# Vegtable oils only Pumpkin soap



## Soapmaker Man (Oct 16, 2007)

Well, Tab, I know Shannan send you down some of her great pumpkin soaps, but I had the urge and made an 80 ounce batch, a double, in my new TOG 12/24 bar Divider Slab Mold.  I used a TOG 8 Wire Cutter set at 1-1/8" wire spacing to slice them in half. Here are some pics of the soap and the new TOG Planer/Beveler:



















Tab, tell your hubby, Paul's Floap is headed your way shortly!

Thanks guys!
 :wink:


----------



## Tabitha (Oct 16, 2007)

Yehaw! Please send a paypal invoice to me. You should have my addy/ID.


----------



## Tabitha (Oct 16, 2007)

BTW: I have not gotten anything from smelli, she is just s tease :roll: .


----------



## Soapmaker Man (Oct 16, 2007)

Tabitha said:
			
		

> BTW: I have not gotten anything from smelli, she is just s tease :roll: .



No way, not our Shannan!     She is just too busy making those big bucks at her shows and new etsy store!  Shannan, girl, no punkin soap for Tab? :?   Come on, let us share some of that great Smelli soap! 8) 

Paul....


----------



## Tabitha (Oct 17, 2007)

Paul, you are hooking us up w/ the pumpkin. I have my eye on her choc/expresso & cranberry or cran/fig bars (for starters).

What else do you have made up & ready to sell Paul , in the all veggie variety?


----------



## Soapmaker Man (Oct 17, 2007)

Tabitha said:
			
		

> Paul, you are hooking us up w/ the pumpkin. I have my eye on her choc/expresso & cranberry or cran/fig bars (for starters).
> 
> What else do you have made up & ready to sell Paul , in the all veggie variety?



Nothing right now.  I have about 200 bars in stock, but all have tallow/lard in them at about 25% total.
Do you still want about 5 bars?  I'll just send them to you naked if you don't mind.  They will be less cost that way.  I'm going to start making more all veggie soap than tallow/lard based soap.  Tallow/Lard soaps do sell well locally, but online all veggie sells better.  The next 4 or 5 batches will be all veggie. Do you or Dan have a special scent you would like more bars in?
I'm going to send the bars out to you this weekend.  They will be about 2 weeks old when you get them, usable, but better to cure for a few more weeks, as you know.  The goat milk, aloe vera juice, silk, all make for a nice feeling bar even though they are so "young."

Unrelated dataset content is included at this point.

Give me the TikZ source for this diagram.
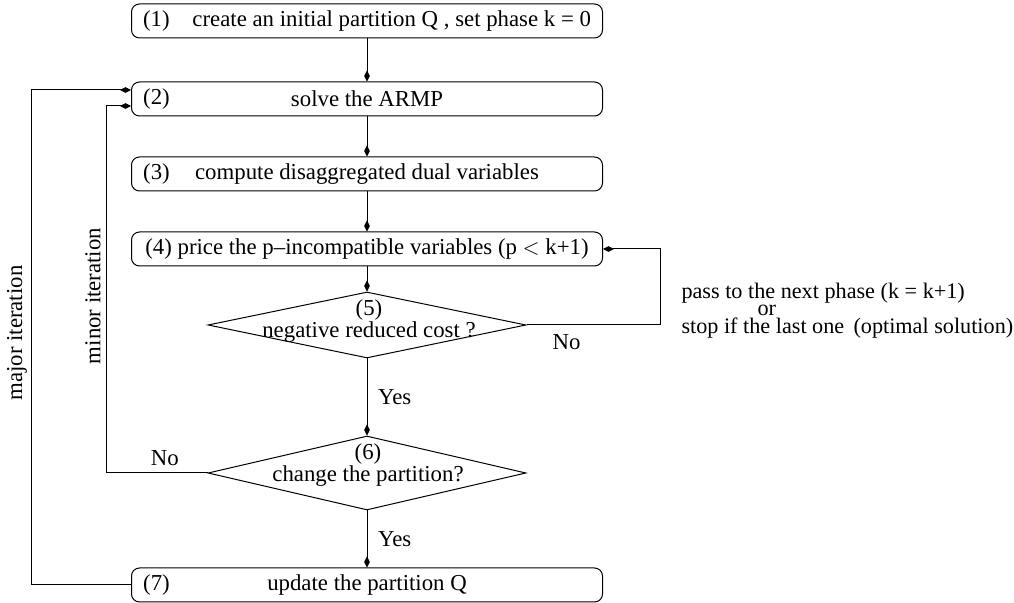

Thanks Tab!  I'll be talking with you my friend!

Paul.... :wink:


----------



## Guest (Oct 17, 2007)

Tabitha said:
			
		

> BTW: I have not gotten anything from smelli, she is just s tease :roll: .



LOL! IM SORRY TAB! MY Grand Opening is this weekend! I promise I will send it Monday! PROMISE! LOL

ETA: All my bars are veggie!


----------



## dragonfly princess (Oct 17, 2007)

NAKED???????  WHHHEEE oh, sorry got carried away there


----------



## Tabitha (Oct 17, 2007)

I know smelli, just giving you a hrad time/

Paul, 5 bars is good. We love Lav Vanilla too & I know that is one of your specialties.


----------



## Soapmaker Man (Oct 17, 2007)

Tabitha said:
			
		

> I know smelli, just giving you a hrad time/
> 
> Paul, 5 bars is good. We love Lav Vanilla too & I know that is one of your specialties.



I'll do a "Lavinilla" batch for you guys in veggie!

Paul.... :wink:


----------